Data shown:
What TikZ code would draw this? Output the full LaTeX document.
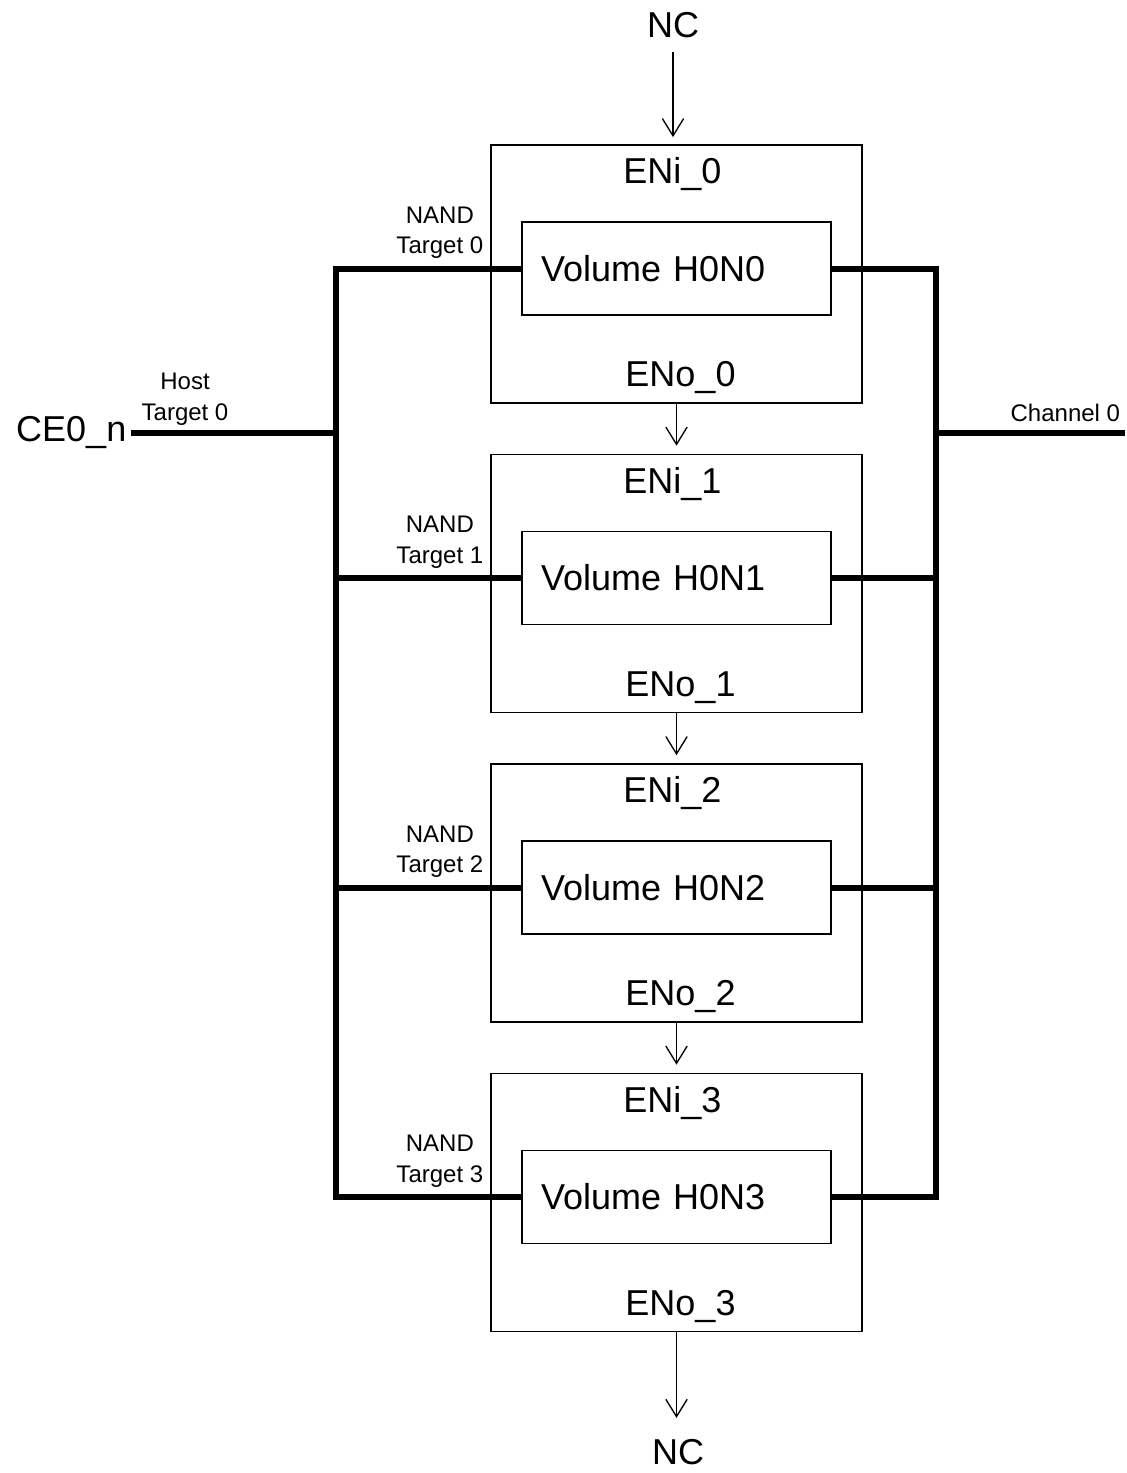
\documentclass[tikz,border=0pt]{standalone}
\usepackage{fontspec}
\setmainfont{Liberation Sans}
\usetikzlibrary{arrows.meta, positioning}

\newcommand{\bigtxt}{\fontsize{27}{32}\selectfont}
\newcommand{\smalltxt}{\fontsize{18}{23}\selectfont}

\begin{document}
\begin{tikzpicture}[x=0.75pt, y=-0.75pt, >={Straight Barb[length=13pt, width=16pt]},
    chip/.style={draw, line width=1.3pt, minimum width=278.25pt, minimum height=193.5pt, inner sep=0pt},
    vol/.style={draw, line width=1.3pt, minimum width=231.75pt, minimum height=69.75pt,
      text width=203.25pt, inner xsep=14.25pt, inner ysep=0pt, align=left, font=\bigtxt},
    big/.style={font=\bigtxt},
    small/.style={font=\smalltxt, align=center, inner sep=2pt},
    bus/.style={line width=4.5pt},
    sig/.style={->, line width=1pt}]
  \useasboundingbox (0,0) rectangle (1127,1473);

  % targets and volumes
  \foreach \i in {0,...,3} {
    \node[chip] (box\i) at (676.5, 274+309.5*\i) {};
    \node[vol] (vol\i) at (676.5, 268.5+309.5*\i) {Volume H0N\i};
    \node[big, anchor=base, xshift=-3pt] (eni\i) at ([yshift=-29.6pt]box\i.north) {ENi\_\i};
    \node[big, anchor=base, xshift=3pt] (eno\i) at ([yshift=13pt]box\i.south) {ENo\_\i};
    \node[small, anchor=south east, xshift=-3pt, yshift=5pt] (nt\i) at (box\i.west |- vol\i.west) {NAND\\Target \i};
  }

  % enable chain
  \node[big] (nctop) at (673,25) {NC};
  \node[big] (ncbot) at (678,1452) {NC};
  \draw[sig, shorten <=7.2pt, shorten >=5.25pt] (nctop.south) -- (nctop.south |- box0.north);
  \foreach \i [evaluate=\i as \j using int(\i+1)] in {0,1,2} {
    \draw[sig, shorten >=6pt] (box\i.south) -- (box\j.north);
  }
  \draw[sig, shorten >=12.5pt] (box3.south) -- (box3.south |- ncbot.north);

  % chip enable and channel buses
  \coordinate (lbus) at (336,0);
  \coordinate (rbus) at (936,0);
  \coordinate (chanend) at (1125,433);
  \node[big, anchor=east] (ce) at (131,433) {CE0\_n};
  \node[small, anchor=south, yshift=3.6pt] (host) at (185,433) {Host\\Target 0};
  \node[small, anchor=south east, yshift=6.6pt] (chan) at (1123,433) {Channel 0};

  \draw[bus] (vol0.west) -- (vol0.west -| lbus) -- (vol3.west -| lbus) -- (vol3.west);
  \draw[bus] (vol0.east) -- (vol0.east -| rbus) -- (vol3.east -| rbus) -- (vol3.east);
  \foreach \i in {1,2} {
    \draw[bus] (vol\i.west) -- (vol\i.west -| lbus);
    \draw[bus] (vol\i.east) -- (vol\i.east -| rbus);
  }
  \draw[bus] (ce.east) -- (ce.east -| lbus);
  \draw[bus] (chanend -| rbus) -- (chanend);
\end{tikzpicture}
\end{document}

What is required: Return only the lines running from the top of the data to the line that holds "(0,0) rectangle (1127,1473);". Include both of those lines, but skip the pictures.

Response for this exercise:
What TikZ code would draw this? Output the full LaTeX document.
\documentclass[tikz,border=0pt]{standalone}
\usepackage{fontspec}
\setmainfont{Liberation Sans}
\usetikzlibrary{arrows.meta, positioning}

\newcommand{\bigtxt}{\fontsize{27}{32}\selectfont}
\newcommand{\smalltxt}{\fontsize{18}{23}\selectfont}

\begin{document}
\begin{tikzpicture}[x=0.75pt, y=-0.75pt, >={Straight Barb[length=13pt, width=16pt]},
    chip/.style={draw, line width=1.3pt, minimum width=278.25pt, minimum height=193.5pt, inner sep=0pt},
    vol/.style={draw, line width=1.3pt, minimum width=231.75pt, minimum height=69.75pt,
      text width=203.25pt, inner xsep=14.25pt, inner ysep=0pt, align=left, font=\bigtxt},
    big/.style={font=\bigtxt},
    small/.style={font=\smalltxt, align=center, inner sep=2pt},
    bus/.style={line width=4.5pt},
    sig/.style={->, line width=1pt}]
  \useasboundingbox (0,0) rectangle (1127,1473);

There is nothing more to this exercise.